**Records to use:**
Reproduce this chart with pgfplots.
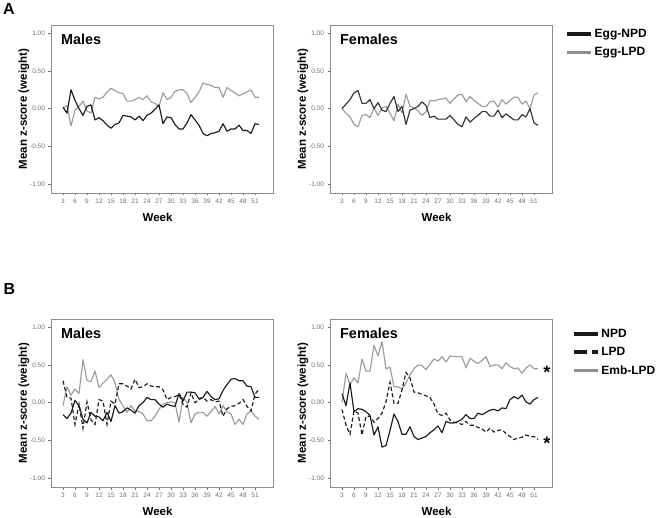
\documentclass[border=0pt]{standalone}
\usepackage{pgfplots}
\pgfplotsset{compat=1.18}
\usepackage{pgfplotstable}
\usepackage{fontspec}
\setmainfont{Liberation Sans}

\definecolor{dk}{HTML}{1A1A1A}
\definecolor{lg}{HTML}{9C9C9C}
\definecolor{fr}{HTML}{8C8C8C}
\definecolor{tk}{HTML}{707070}

\pgfplotstableread{
week npd lpd
3 0.02 0.01
4 -0.06 0.04
5 0.25 -0.23
6 0.11 -0.02
7 0.00 0.03
8 -0.09 0.10
9 0.03 -0.03
10 0.05 -0.06
11 -0.15 0.15
12 -0.12 0.13
13 -0.16 0.15
14 -0.22 0.22
15 -0.26 0.27
16 -0.21 0.24
17 -0.19 0.21
18 -0.09 0.20
19 -0.10 0.10
20 -0.11 0.10
21 -0.15 0.12
22 -0.10 0.15
23 -0.16 0.12
24 -0.09 0.17
25 -0.06 0.09
26 -0.01 0.07
27 0.05 0.03
28 -0.20 0.21
29 -0.11 0.12
30 -0.12 0.15
31 -0.21 0.23
32 -0.27 0.25
33 -0.27 0.25
34 -0.19 0.20
35 -0.08 0.08
36 -0.15 0.15
37 -0.22 0.22
38 -0.33 0.34
39 -0.36 0.32
40 -0.33 0.31
41 -0.32 0.28
42 -0.30 0.28
43 -0.20 0.15
44 -0.30 0.28
45 -0.27 0.24
46 -0.27 0.21
47 -0.22 0.17
48 -0.29 0.20
49 -0.29 0.22
50 -0.33 0.25
51 -0.20 0.15
52 -0.21 0.15
}\AMales

\pgfplotstableread{
week npd lpd
3 0.00 0.00
4 0.06 -0.06
5 0.12 -0.11
6 0.21 -0.21
7 0.24 -0.24
8 0.07 -0.09
9 0.07 -0.08
10 0.12 -0.12
11 0.00 0.01
12 0.08 -0.09
13 -0.02 0.01
14 -0.04 0.03
15 0.07 -0.06
16 0.16 -0.16
17 -0.04 0.06
18 0.03 -0.06
19 -0.21 0.19
20 -0.02 0.03
21 0.00 0.01
22 0.03 -0.03
23 0.09 -0.09
24 0.04 -0.04
25 -0.12 0.11
26 -0.10 0.10
27 -0.14 0.12
28 -0.14 0.13
29 -0.14 0.14
30 -0.09 0.07
31 -0.15 0.13
32 -0.21 0.18
33 -0.24 0.19
34 -0.11 0.09
35 -0.18 0.16
36 -0.13 0.11
37 -0.09 0.07
38 -0.04 0.03
39 -0.04 0.03
40 -0.10 0.09
41 -0.10 0.10
42 -0.02 0.02
43 -0.12 0.12
44 -0.07 0.06
45 -0.11 0.11
46 -0.15 0.15
47 -0.15 0.15
48 -0.08 0.06
49 -0.11 0.10
50 0.00 0.00
51 -0.19 0.18
52 -0.22 0.21
}\AFemales

\pgfplotstableread{
week npd lpd emb
3 -0.16 0.29 -0.04
4 -0.21 0.07 0.21
5 -0.14 0.06 0.10
6 0.03 -0.29 0.18
7 -0.04 -0.02 0.12
8 -0.22 -0.34 0.57
9 -0.27 0.01 0.29
10 -0.13 -0.23 0.28
11 -0.18 -0.29 0.42
12 -0.19 0.04 0.20
13 -0.24 0.02 0.26
14 -0.13 -0.29 0.31
15 -0.25 0.02 0.37
16 -0.04 -0.02 0.26
17 -0.14 0.25 0.04
18 -0.12 0.25 -0.04
19 -0.07 0.22 -0.13
20 -0.10 0.18 -0.04
21 -0.14 0.31 -0.11
22 -0.04 0.20 -0.12
23 0.00 0.21 -0.15
24 0.07 0.25 -0.24
25 0.04 0.22 -0.24
26 0.04 0.21 -0.18
27 -0.02 0.21 -0.09
28 -0.06 0.17 -0.02
29 -0.02 0.04 0.00
30 -0.04 0.07 0.01
31 -0.05 0.08 0.00
32 0.12 0.11 -0.26
33 0.02 -0.02 0.07
34 0.14 -0.06 0.00
35 0.14 0.13 -0.27
36 0.13 0.00 -0.15
37 0.05 0.04 -0.13
38 0.07 0.07 -0.13
39 0.15 0.02 -0.18
40 0.08 0.04 -0.12
41 0.04 0.01 -0.05
42 0.05 0.02 -0.15
43 0.16 -0.18 -0.04
44 0.24 -0.08 -0.12
45 0.31 -0.05 -0.15
46 0.32 -0.04 -0.29
47 0.29 -0.01 -0.22
48 0.29 0.04 -0.29
49 0.22 -0.05 -0.15
50 0.21 -0.11 -0.11
51 0.07 0.11 -0.18
52 0.07 0.18 -0.22
}\BMales

\pgfplotstableread{
week npd lpd emb
3 0.12 -0.09 0.00
4 -0.04 -0.30 0.39
5 0.26 -0.42 0.24
6 -0.12 -0.11 0.33
7 -0.08 -0.14 0.26
8 -0.09 -0.43 0.58
9 -0.12 -0.18 0.42
10 -0.17 -0.18 0.42
11 -0.43 -0.26 0.76
12 -0.32 -0.21 0.62
13 -0.59 -0.14 0.81
14 -0.57 0.01 0.45
15 -0.37 0.27 0.47
16 -0.15 -0.01 0.21
17 -0.25 -0.01 0.21
18 -0.42 0.17 0.18
19 -0.42 0.40 0.26
20 -0.32 0.33 0.37
21 -0.45 0.14 0.45
22 -0.49 0.13 0.50
23 -0.47 0.11 0.49
24 -0.45 0.09 0.44
25 -0.40 0.07 0.51
26 -0.36 -0.02 0.58
27 -0.31 -0.15 0.55
28 -0.40 -0.17 0.61
29 -0.25 -0.14 0.54
30 -0.27 -0.23 0.62
31 -0.27 -0.26 0.61
32 -0.25 -0.27 0.61
33 -0.22 -0.29 0.61
34 -0.16 -0.25 0.46
35 -0.21 -0.30 0.59
36 -0.21 -0.30 0.55
37 -0.14 -0.33 0.52
38 -0.16 -0.35 0.56
39 -0.13 -0.39 0.61
40 -0.10 -0.34 0.48
41 -0.09 -0.39 0.50
42 -0.11 -0.37 0.50
43 -0.07 -0.36 0.45
44 -0.08 -0.41 0.53
45 0.04 -0.45 0.48
46 0.08 -0.49 0.45
47 0.05 -0.47 0.46
48 0.10 -0.46 0.39
49 0.01 -0.43 0.46
50 -0.02 -0.45 0.50
51 0.04 -0.45 0.45
52 0.07 -0.49 0.45
}\BFemales

\pgfplotsset{
  panel/.style={
    width=222pt, height=168pt, scale only axis,
    anchor=south west,
    xmin=0, xmax=55.5,
    ymin=-1.12, ymax=1.11,
    xtick={3,6,...,51},
    xticklabels={3,6,9,12,15,18,21,24,27,30,33,36,39,42,45,48,51},
    ytick={-1,-0.5,0,0.5,1},
    yticklabels={-1.00,-0.50,0.00,0.50,1.00},
    tick align=outside,
    tick pos=left,
    major tick length=2.5pt,
    tick style={tk, line width=0.4pt},
    axis line style={fr, line width=0.9pt},
    ticklabel style={font=\fontsize{6.5}{7}\selectfont, text=tk},
    xlabel={Week},
    ylabel={Mean z-score (weight)},
    label style={font=\bfseries\fontsize{11.5}{13}\selectfont},
    xlabel style={at={(axis description cs:0.48,-0.143)}, anchor=center, inner sep=0pt},
    ylabel style={at={(axis description cs:-0.122,0.5)}, anchor=center},
    legend style={draw=none, fill=none, anchor=north west,
      font=\bfseries\fontsize{12}{14}\selectfont, row sep=4.5pt},
    legend cell align=left,
    legend image code/.code={\draw[##1] (0pt,0pt) -- (24pt,0pt);},
  },
  blk/.style={dk, line width=1.15pt, line join=round},
  gry/.style={lg, line width=1.15pt, line join=round},
  dsh/.style={dk, line width=1.15pt, dash pattern=on 4pt off 2.5pt},
}

\newcommand{\paneltitle}[1]{\node[anchor=base west, font=\bfseries\fontsize{14.4}{16}\selectfont] at (rel axis cs:0.03,0.885) {#1};}

\begin{document}
\begin{tikzpicture}
\useasboundingbox (0pt,0pt) rectangle (661pt,517pt);

\node[anchor=base west, font=\bfseries\fontsize{16}{18}\selectfont, inner sep=0pt] at (3pt,502pt) {A};
\node[anchor=base west, font=\bfseries\fontsize{16}{18}\selectfont, inner sep=0pt] at (3.5pt,222pt) {B};

% A males
\begin{axis}[panel, at={(51pt,324pt)}]
  \addplot[gry] table[x=week,y=lpd] {\AMales};
  \addplot[blk] table[x=week,y=npd] {\AMales};
  \paneltitle{Males}
\end{axis}

% A females
\begin{axis}[panel, at={(330pt,324pt)},
  legend style={at={(axis description cs:1.045,1.0)}}]
  \addplot[gry, forget plot] table[x=week,y=lpd] {\AFemales};
  \addplot[blk, draw=black!80, forget plot] table[x=week,y=npd] {\AFemales};
  \addlegendimage{dk, line width=3.5pt}
  \addlegendentry{Egg-NPD}
  \addlegendimage{lg!90!black, line width=3.5pt}
  \addlegendentry{Egg-LPD}
  \paneltitle{Females}
\end{axis}

% B males
\begin{axis}[panel, at={(51pt,30pt)}]
  \addplot[gry] table[x=week,y=emb] {\BMales};
  \addplot[dsh] table[x=week,y=lpd] {\BMales};
  \addplot[blk] table[x=week,y=npd] {\BMales};
  \paneltitle{Males}
\end{axis}

% B females
\begin{axis}[panel, at={(330pt,30pt)},
  legend style={at={(axis description cs:1.075,0.966)}}]
  \addplot[gry, forget plot] table[x=week,y=emb] {\BFemales};
  \addplot[dsh, forget plot] table[x=week,y=lpd] {\BFemales};
  \addplot[blk, forget plot] table[x=week,y=npd] {\BFemales};
  \addlegendimage{dk, line width=3.5pt}
  \addlegendentry{NPD}
  \addlegendimage{dk, line width=3.5pt, dash pattern=on 13pt off 5pt on 6pt off 20pt}
  \addlegendentry{LPD}
  \addlegendimage{lg!90!black, line width=3.5pt}
  \addlegendentry{Emb-LPD}
  \paneltitle{Females}
  \node[font=\bfseries\fontsize{18}{18}\selectfont, yshift=-3.5pt] at (axis cs:54.2,0.45) {*};
  \node[font=\bfseries\fontsize{18}{18}\selectfont, yshift=-3.5pt] at (axis cs:54.2,-0.49) {*};
\end{axis}
\end{tikzpicture}
\end{document}
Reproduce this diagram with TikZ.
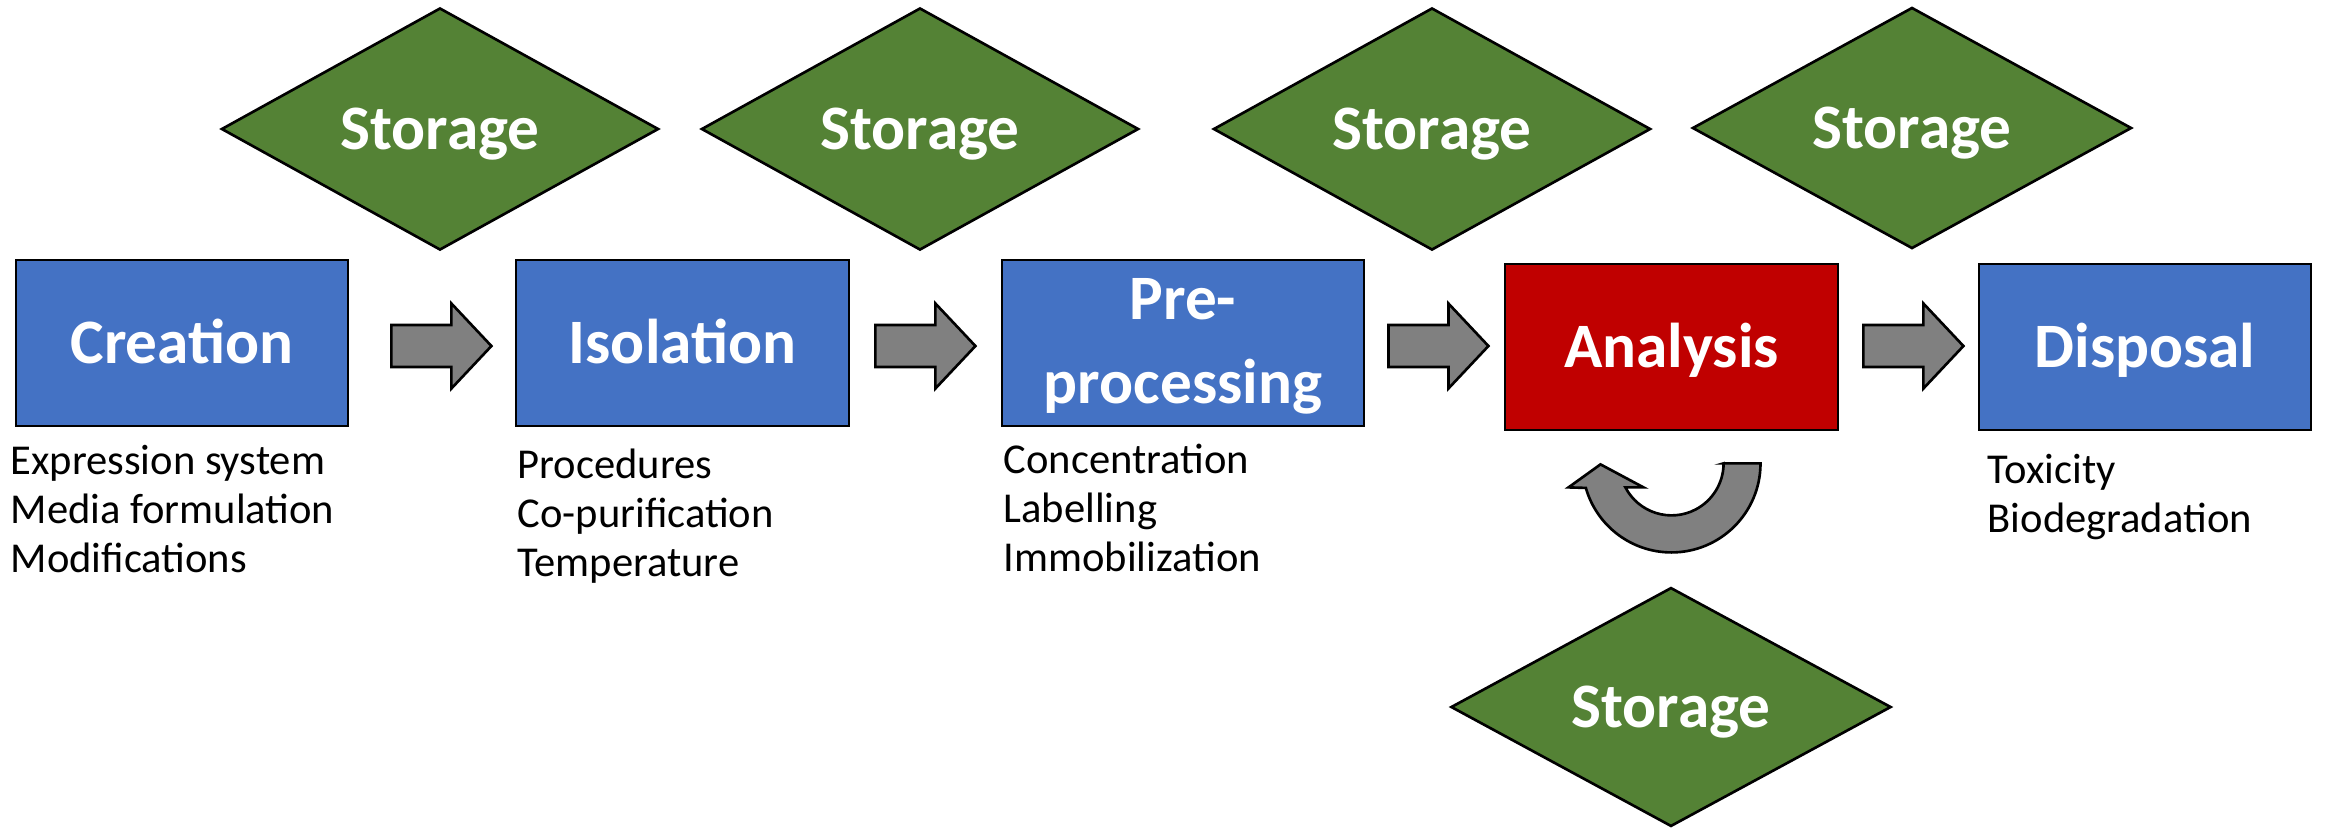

**Brief:** Work out how many lines of the data above contain the string "this" and give the number alone.

**Solution:** 2